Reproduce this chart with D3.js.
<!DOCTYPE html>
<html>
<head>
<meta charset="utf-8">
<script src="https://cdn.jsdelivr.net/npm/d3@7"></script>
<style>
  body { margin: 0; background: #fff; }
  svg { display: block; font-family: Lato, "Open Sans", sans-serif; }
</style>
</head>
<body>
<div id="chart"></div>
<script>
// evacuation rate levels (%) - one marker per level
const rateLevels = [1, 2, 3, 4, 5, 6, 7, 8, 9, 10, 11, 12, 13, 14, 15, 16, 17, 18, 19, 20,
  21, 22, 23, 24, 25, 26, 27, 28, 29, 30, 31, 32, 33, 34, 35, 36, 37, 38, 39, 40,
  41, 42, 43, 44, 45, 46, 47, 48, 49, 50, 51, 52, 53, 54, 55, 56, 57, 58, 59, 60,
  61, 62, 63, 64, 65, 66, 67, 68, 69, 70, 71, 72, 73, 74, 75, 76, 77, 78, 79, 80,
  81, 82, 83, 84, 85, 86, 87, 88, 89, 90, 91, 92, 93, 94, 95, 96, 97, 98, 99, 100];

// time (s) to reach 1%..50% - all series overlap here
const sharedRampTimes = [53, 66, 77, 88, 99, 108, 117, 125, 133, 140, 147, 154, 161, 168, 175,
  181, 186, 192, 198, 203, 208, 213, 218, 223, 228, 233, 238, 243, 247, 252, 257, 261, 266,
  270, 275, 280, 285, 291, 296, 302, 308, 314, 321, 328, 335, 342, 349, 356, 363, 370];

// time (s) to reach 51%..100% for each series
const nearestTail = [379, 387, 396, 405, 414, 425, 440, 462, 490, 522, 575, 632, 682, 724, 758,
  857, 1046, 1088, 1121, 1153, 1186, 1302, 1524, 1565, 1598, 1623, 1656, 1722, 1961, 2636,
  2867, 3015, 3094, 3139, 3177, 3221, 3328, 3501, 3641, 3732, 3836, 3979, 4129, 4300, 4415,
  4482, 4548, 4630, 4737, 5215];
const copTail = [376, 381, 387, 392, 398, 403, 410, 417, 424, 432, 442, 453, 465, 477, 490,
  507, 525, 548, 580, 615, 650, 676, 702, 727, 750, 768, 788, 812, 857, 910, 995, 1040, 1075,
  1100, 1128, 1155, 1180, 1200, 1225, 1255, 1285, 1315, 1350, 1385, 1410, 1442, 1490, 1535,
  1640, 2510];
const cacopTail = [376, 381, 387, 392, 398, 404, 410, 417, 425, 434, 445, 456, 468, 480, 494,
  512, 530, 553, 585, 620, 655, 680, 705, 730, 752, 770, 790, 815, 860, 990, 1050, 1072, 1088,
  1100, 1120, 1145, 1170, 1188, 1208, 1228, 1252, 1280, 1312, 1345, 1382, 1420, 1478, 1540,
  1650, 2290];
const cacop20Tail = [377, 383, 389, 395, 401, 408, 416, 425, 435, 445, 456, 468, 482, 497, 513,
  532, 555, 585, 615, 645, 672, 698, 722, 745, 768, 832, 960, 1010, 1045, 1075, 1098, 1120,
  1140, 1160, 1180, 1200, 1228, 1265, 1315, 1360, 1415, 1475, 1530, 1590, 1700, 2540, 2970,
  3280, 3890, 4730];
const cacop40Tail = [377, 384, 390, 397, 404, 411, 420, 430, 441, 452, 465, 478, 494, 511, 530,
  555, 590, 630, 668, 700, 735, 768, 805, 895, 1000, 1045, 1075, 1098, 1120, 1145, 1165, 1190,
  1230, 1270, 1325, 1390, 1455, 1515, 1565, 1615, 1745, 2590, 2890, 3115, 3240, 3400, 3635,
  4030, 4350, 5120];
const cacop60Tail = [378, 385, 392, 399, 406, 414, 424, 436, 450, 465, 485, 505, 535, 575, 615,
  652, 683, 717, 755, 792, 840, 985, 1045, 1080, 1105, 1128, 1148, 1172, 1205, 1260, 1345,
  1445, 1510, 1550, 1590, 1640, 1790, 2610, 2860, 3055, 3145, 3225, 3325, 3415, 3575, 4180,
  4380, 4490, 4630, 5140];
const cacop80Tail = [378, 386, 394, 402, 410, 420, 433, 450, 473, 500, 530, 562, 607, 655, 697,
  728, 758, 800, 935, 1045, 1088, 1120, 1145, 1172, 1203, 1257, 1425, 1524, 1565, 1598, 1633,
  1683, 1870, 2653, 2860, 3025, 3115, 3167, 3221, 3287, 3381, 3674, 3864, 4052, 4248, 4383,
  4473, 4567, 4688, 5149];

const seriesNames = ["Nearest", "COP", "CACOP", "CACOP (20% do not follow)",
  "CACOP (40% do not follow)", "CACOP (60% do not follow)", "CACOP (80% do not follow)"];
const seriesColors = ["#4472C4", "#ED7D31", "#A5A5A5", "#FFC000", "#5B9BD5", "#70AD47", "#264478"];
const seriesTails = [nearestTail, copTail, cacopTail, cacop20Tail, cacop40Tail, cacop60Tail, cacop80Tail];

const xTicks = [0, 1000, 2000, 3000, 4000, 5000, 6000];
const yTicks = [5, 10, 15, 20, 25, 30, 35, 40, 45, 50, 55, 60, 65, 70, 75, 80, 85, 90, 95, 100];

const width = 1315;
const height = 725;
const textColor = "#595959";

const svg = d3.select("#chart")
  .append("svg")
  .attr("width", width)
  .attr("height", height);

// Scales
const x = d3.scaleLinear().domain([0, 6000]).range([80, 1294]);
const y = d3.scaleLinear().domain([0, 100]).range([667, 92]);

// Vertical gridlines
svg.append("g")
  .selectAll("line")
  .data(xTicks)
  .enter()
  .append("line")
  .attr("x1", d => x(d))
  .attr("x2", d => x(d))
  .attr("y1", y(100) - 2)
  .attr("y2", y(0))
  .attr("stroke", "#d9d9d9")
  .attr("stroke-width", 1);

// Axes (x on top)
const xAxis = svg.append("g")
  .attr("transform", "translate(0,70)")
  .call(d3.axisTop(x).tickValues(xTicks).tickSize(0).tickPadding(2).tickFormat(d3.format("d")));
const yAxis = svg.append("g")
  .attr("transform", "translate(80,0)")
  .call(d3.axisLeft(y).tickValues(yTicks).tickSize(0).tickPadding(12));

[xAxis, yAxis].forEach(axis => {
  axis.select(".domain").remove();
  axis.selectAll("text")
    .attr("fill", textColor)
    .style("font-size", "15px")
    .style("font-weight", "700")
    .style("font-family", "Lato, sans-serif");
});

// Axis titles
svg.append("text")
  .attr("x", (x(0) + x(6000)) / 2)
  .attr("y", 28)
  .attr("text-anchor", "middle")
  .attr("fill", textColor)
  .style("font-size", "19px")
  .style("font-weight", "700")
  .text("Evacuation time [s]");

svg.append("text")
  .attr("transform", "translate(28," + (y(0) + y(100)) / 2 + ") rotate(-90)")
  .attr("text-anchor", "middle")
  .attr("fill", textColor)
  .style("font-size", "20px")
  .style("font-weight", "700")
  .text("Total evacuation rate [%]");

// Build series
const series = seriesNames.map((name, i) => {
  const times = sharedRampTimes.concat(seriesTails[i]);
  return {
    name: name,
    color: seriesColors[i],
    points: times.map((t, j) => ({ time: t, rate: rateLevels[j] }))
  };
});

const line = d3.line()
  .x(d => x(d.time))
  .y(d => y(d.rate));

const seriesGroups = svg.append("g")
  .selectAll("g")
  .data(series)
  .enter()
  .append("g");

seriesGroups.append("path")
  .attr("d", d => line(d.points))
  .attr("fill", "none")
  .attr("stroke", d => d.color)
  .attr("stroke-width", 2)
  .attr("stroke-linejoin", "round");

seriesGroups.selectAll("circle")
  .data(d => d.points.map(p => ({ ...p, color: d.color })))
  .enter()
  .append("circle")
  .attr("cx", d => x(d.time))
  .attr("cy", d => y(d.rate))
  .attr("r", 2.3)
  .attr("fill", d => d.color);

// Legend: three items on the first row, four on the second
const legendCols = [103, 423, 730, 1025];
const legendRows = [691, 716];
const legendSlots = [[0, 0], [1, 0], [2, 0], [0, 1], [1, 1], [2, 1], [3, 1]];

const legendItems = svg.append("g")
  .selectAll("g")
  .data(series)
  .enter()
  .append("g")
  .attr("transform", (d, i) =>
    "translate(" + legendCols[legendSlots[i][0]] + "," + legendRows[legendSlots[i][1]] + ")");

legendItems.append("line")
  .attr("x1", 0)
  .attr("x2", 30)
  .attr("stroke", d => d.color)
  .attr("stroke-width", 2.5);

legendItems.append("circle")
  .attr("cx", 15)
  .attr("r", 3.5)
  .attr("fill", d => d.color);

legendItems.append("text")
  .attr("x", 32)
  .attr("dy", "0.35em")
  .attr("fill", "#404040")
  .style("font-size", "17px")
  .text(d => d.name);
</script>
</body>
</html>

____

## EXERCISE TASK
Each line from the start of the listing above through the line containing "98, 99, 100];" should be copied exactly, please, with no other lines added.

## WRITTEN SOLUTION
Reproduce this chart with D3.js.
<!DOCTYPE html>
<html>
<head>
<meta charset="utf-8">
<script src="https://cdn.jsdelivr.net/npm/d3@7"></script>
<style>
  body { margin: 0; background: #fff; }
  svg { display: block; font-family: Lato, "Open Sans", sans-serif; }
</style>
</head>
<body>
<div id="chart"></div>
<script>
// evacuation rate levels (%) - one marker per level
const rateLevels = [1, 2, 3, 4, 5, 6, 7, 8, 9, 10, 11, 12, 13, 14, 15, 16, 17, 18, 19, 20,
  21, 22, 23, 24, 25, 26, 27, 28, 29, 30, 31, 32, 33, 34, 35, 36, 37, 38, 39, 40,
  41, 42, 43, 44, 45, 46, 47, 48, 49, 50, 51, 52, 53, 54, 55, 56, 57, 58, 59, 60,
  61, 62, 63, 64, 65, 66, 67, 68, 69, 70, 71, 72, 73, 74, 75, 76, 77, 78, 79, 80,
  81, 82, 83, 84, 85, 86, 87, 88, 89, 90, 91, 92, 93, 94, 95, 96, 97, 98, 99, 100];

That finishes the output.